Private credit market “stronger” in 2025 than last year


The private credit market will be stronger in 2025 than it was in the previous year, according to the third annual Barnes & Thornburg 2025 Investment Funds Outlook Report, which identified private credit as one of three key sectors positioned to “thrive” in the coming year.

Of the US-based limited partners (LPs), general partners (GPs), and service providers surveyed by the law firm, 80 per cent said they expected a stronger market for private credit this year compared to the prior year, while 35 per cent believe it will be significantly stronger, with a compound annual growth rate of 20 per cent or more.

Barnes & Thornburg reported that 58 per cent of respondents said the market will shift upwards, with small- and mid-cap players “increasingly targeting” large-cap deals, while 26 per cent think it will shift down.

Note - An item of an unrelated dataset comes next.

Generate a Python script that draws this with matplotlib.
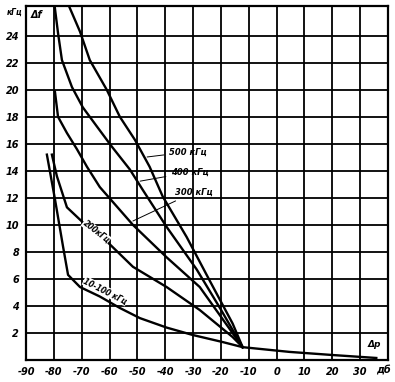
import numpy as np
import matplotlib.pyplot as plt

# кривые: x - дб, y - кГц
p_10_100 = [-82.5, -79.6, -76.7, -74.9, -70.6, -63.5, -56.3, -49.1, -39.5, -30.1, -19.4, -12.2]
f_10_100 = [15.2, 11.9, 8.4, 6.3, 5.4, 4.7, 3.85, 3.1, 2.4, 1.85, 1.33, 0.95]

p_200 = [-80.7, -78.9, -75.3, -68.1, -60.6, -51.6, -39.5, -27.6, -15.8, -12.2]
f_200 = [15.2, 13.6, 11.3, 9.9, 8.7, 6.9, 5.4, 3.7, 1.7, 0.95]

p_300 = [-79.6, -78.5, -75.3, -71.7, -68.1, -63.5, -51.6, -39.5, -27.6, -12.2]
f_300 = [19.85, 18.0, 16.8, 15.6, 14.3, 12.8, 10.0, 7.6, 5.4, 0.95]

p_400 = [-79.9, -78.5, -77.1, -73.5, -69.6, -64.6, -59.2, -52.7, -48.1, -39.5, -28.7, -20.5, -12.2]
f_400 = [26.5, 24.2, 22.2, 20.2, 18.7, 17.3, 15.8, 14.1, 12.6, 9.85, 6.7, 3.9, 0.95]

p_500 = [-75.2, -70.6, -67.1, -61.0, -56.3, -50.9, -45.6, -40.9, -32.3, -24.1, -15.8, -12.2]
f_500 = [26.5, 24.3, 22.2, 20.0, 18.0, 16.3, 14.3, 12.1, 9.1, 5.9, 2.7, 0.95]

p_tail = [-12.2, 4.6, 20.0, 30.8, 35.8]
f_tail = [0.95, 0.6, 0.37, 0.22, 0.15]

xticks = [-90, -80, -70, -60, -50, -40, -30, -20, -10, 0, 10, 20, 30]
yticks = [2, 4, 6, 8, 10, 12, 14, 16, 18, 20, 22, 24]

fnt = dict(fontsize=7, style='italic', weight='bold')

fig = plt.figure(figsize=(3.95, 3.82), dpi=100)
ax = fig.add_axes([26/395, 1-360/382, 362/395, 354/382])

for x in xticks[1:]:
    ax.axvline(x, color='black', lw=1.3, zorder=1)
for y in yticks:
    ax.axhline(y, color='black', lw=1.3, zorder=1)

lw = 1.7
ax.plot(p_10_100, f_10_100, color='black', lw=lw, zorder=3)
ax.plot(p_200, f_200, color='black', lw=lw, zorder=3)
ax.plot(p_300, f_300, color='black', lw=lw, zorder=3)
ax.plot(p_400, f_400, color='black', lw=lw, zorder=3)
ax.plot(p_500, f_500, color='black', lw=lw, zorder=3)
ax.plot(p_tail, f_tail, color='black', lw=lw, zorder=3)

ax.set_xlim(-90, 40)
ax.set_ylim(0, 26.2)
ax.set_xticks(xticks)
ax.set_xticklabels([str(v) for v in xticks], **fnt)
ax.set_yticks(yticks)
ax.set_yticklabels([str(v) for v in yticks], **fnt)
ax.tick_params(length=0, pad=5)
for s in ax.spines.values():
    s.set_linewidth(1.6)

# подписи
ax.text(38.5, -0.75, 'дб', ha='center', va='center', **fnt)
ax.text(-91.2, 25.7, 'кГц', ha='right', va='center', fontsize=5.5, style='italic',
        weight='bold', clip_on=False)
ax.text(-88.5, 25.5, 'Δf', ha='left', va='center', fontsize=7, style='italic', weight='bold')
ax.text(35, 1.15, 'Δp', ha='center', va='center', fontsize=6.5, style='italic', weight='bold')

lab = dict(fontsize=6, style='italic', weight='bold', ha='left', va='center',
           arrowprops=dict(arrowstyle='-', lw=0.7, color='black'))
ax.annotate('500 кГц', xy=(-47.5, 15.0), xytext=(-38.5, 15.4), **lab)
ax.annotate('400 кГц', xy=(-50.0, 13.2), xytext=(-37.8, 13.9), **lab)
ax.annotate('300 кГц', xy=(-52.5, 10.2), xytext=(-36.6, 12.4), **lab)

ax.text(-64.8, 9.5, '200кГц', rotation=-38, ha='center', va='center', fontsize=5.5,
        style='italic', weight='bold', zorder=4,
        bbox=dict(facecolor='white', edgecolor='none', pad=0.3))
ax.text(-61.5, 5.1, '10-100 кГц', rotation=-27, ha='center', va='center', fontsize=5.5,
        style='italic', weight='bold', zorder=4,
        bbox=dict(facecolor='white', edgecolor='none', pad=0.3))

fig.savefig('out.png', dpi=100)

The law firm said the findings reflected “a pattern of consolidation” in the sector, pointing to a statistic from Ropes & Gray that showed, in 2024, the top 50 private credit-focused firms raised 91 per cent of the capital.

The research by Barnes & Thornburg also revealed that among respondents who are not private credit professionals, 63 per cent have a private credit strategy in place, up from 37 per cent in 2024, and 23 per cent are currently implementing a strategy, compared to 39 per cent a year ago.

Only 4 per cent are not considering such a strategy, down from 7 per cent last year, according to the report.

Barnes and Thornburg pointed to the fast growth of the asset class in recent years, which had proved to be “a reliable alternative amid tight lending conditions and high interest rates”.

Alongside private credit, hedge funds and cryptocurrency rounded out the three key sectors that respondents to the survey believe can thrive in the year to come.

Nearly 75 per cent of respondents told Barnes & Thornburg that the current economic outlook presents an investment opportunity, even as certain GP concerns around fundraising and returns – and LP concerns about financing terms and valuations – “meaningfully increased” since its 2024 survey.

“While many GPs came into this year very optimistic about expected fundraising, for many managers that optimism has been tempered so far, in part due to market volatility and economic uncertainty,” said Scott L. Beal, partner and co-chair of Barnes & Thornburg’s private funds and asset management practice.